Extract all lines in the data that contain the word "this".

(Data to use):
══════════════════════════════

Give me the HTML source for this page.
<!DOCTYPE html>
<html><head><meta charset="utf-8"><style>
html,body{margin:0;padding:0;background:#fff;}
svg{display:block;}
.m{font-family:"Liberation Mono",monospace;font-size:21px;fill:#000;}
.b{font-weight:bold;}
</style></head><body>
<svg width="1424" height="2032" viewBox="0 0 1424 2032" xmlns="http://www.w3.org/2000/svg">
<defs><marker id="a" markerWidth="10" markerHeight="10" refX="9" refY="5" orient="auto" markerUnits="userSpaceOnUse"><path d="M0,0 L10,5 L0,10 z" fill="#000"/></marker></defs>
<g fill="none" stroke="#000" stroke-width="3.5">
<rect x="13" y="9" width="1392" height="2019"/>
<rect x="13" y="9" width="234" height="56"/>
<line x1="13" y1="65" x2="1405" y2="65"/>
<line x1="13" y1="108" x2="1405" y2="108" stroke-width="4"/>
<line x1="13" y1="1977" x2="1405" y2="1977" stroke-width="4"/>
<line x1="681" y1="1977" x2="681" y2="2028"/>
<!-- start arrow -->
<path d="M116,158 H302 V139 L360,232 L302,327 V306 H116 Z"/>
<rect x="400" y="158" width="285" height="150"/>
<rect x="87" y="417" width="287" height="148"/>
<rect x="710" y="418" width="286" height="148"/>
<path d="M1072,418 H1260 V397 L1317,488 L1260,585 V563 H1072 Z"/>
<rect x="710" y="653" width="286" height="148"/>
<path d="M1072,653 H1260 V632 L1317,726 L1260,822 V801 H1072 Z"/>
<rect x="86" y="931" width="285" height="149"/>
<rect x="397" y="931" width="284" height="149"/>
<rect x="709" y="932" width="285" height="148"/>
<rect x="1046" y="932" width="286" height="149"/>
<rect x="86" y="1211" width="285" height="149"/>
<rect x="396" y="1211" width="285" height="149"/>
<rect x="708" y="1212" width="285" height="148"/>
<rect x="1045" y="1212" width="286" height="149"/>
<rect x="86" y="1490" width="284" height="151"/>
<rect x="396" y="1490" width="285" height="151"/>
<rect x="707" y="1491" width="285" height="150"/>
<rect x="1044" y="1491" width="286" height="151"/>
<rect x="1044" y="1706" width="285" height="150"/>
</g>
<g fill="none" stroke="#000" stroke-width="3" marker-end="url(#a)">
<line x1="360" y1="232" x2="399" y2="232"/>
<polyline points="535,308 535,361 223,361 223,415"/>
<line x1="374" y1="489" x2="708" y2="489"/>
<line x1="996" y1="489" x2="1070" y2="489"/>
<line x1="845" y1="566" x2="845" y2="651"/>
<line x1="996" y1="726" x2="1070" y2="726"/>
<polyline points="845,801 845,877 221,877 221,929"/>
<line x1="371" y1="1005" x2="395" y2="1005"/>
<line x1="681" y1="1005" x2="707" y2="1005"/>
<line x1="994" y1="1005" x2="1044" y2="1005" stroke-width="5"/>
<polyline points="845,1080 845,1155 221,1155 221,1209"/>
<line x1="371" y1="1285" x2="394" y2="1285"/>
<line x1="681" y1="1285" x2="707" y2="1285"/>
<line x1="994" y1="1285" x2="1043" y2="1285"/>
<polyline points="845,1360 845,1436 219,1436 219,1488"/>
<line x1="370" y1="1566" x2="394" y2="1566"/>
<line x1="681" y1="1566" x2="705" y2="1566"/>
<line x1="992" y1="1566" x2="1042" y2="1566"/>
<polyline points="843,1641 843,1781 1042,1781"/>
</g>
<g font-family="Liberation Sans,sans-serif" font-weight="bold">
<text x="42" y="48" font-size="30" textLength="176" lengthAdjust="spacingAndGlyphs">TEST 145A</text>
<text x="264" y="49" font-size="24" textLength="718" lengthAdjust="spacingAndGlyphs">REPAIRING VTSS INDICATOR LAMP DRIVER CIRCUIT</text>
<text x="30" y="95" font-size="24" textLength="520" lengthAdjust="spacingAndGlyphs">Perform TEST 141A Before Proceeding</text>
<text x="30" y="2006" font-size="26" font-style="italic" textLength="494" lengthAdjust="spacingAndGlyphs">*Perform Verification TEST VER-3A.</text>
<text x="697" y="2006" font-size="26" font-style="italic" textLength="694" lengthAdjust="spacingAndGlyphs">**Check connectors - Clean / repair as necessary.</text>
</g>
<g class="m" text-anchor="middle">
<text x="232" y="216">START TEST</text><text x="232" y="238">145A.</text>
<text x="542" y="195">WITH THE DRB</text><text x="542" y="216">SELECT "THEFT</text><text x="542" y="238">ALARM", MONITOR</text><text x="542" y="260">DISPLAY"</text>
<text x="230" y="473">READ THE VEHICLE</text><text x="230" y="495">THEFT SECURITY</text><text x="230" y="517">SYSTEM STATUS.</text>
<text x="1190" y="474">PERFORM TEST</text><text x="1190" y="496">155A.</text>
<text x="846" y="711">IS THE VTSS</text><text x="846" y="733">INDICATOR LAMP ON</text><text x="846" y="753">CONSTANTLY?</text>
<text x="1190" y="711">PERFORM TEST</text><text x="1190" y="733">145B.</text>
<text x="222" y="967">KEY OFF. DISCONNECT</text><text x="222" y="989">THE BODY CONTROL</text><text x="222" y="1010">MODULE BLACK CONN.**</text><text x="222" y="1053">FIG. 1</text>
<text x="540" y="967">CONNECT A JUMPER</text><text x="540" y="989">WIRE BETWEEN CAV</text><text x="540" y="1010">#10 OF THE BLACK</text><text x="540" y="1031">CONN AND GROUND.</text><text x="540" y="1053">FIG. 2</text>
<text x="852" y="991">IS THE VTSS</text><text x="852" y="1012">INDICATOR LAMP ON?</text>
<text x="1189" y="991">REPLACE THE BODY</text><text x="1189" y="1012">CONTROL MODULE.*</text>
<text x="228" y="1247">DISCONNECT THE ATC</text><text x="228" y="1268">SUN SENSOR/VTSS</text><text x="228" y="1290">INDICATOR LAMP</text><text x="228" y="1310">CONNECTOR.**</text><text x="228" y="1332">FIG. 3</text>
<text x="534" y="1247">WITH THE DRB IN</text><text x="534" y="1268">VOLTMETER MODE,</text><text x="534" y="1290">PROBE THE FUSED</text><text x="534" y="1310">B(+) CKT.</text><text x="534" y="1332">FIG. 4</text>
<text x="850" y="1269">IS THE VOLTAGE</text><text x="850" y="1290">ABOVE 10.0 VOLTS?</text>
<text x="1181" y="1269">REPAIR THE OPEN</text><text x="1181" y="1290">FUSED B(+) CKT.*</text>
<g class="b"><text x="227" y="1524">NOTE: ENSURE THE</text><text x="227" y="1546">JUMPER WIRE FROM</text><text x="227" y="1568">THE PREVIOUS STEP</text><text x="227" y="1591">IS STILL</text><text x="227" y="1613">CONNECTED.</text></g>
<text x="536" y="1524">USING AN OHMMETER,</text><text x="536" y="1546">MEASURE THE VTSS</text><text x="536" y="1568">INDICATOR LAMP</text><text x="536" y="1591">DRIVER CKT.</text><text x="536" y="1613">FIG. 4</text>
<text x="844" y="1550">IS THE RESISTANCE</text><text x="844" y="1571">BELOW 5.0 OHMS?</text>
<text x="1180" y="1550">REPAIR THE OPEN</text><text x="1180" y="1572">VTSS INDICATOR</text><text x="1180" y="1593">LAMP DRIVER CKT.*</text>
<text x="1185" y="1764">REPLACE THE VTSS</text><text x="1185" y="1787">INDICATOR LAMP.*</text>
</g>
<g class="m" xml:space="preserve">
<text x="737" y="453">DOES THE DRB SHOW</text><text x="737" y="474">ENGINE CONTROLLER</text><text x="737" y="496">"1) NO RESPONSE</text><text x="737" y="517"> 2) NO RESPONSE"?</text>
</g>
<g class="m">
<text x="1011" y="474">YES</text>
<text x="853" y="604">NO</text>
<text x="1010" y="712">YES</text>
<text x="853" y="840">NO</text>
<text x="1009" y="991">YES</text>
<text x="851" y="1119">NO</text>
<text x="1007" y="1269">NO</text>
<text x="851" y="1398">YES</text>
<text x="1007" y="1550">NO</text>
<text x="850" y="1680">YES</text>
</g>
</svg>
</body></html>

══════════════════════════════

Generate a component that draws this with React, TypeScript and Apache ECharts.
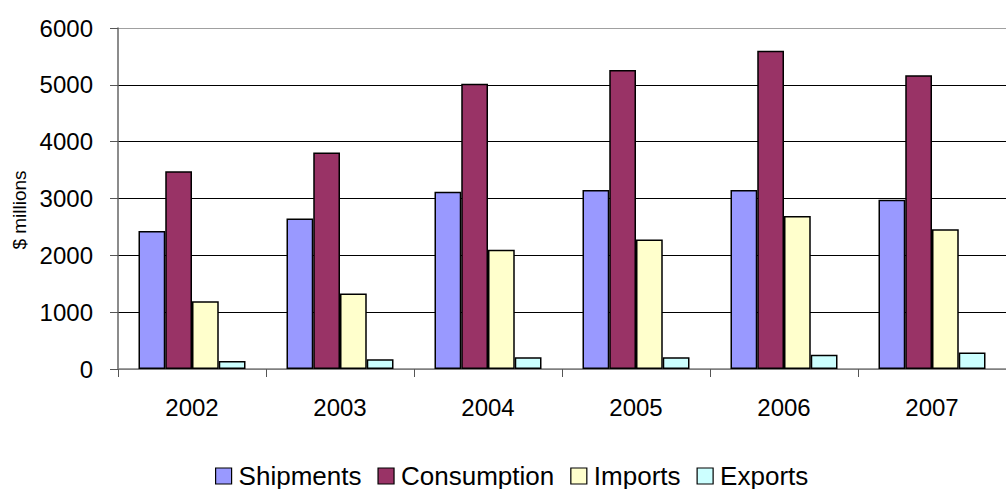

══════════════════════════════

(Written solution):
Give me the HTML source for this page.
Generate a component that draws this with React, TypeScript and Apache ECharts.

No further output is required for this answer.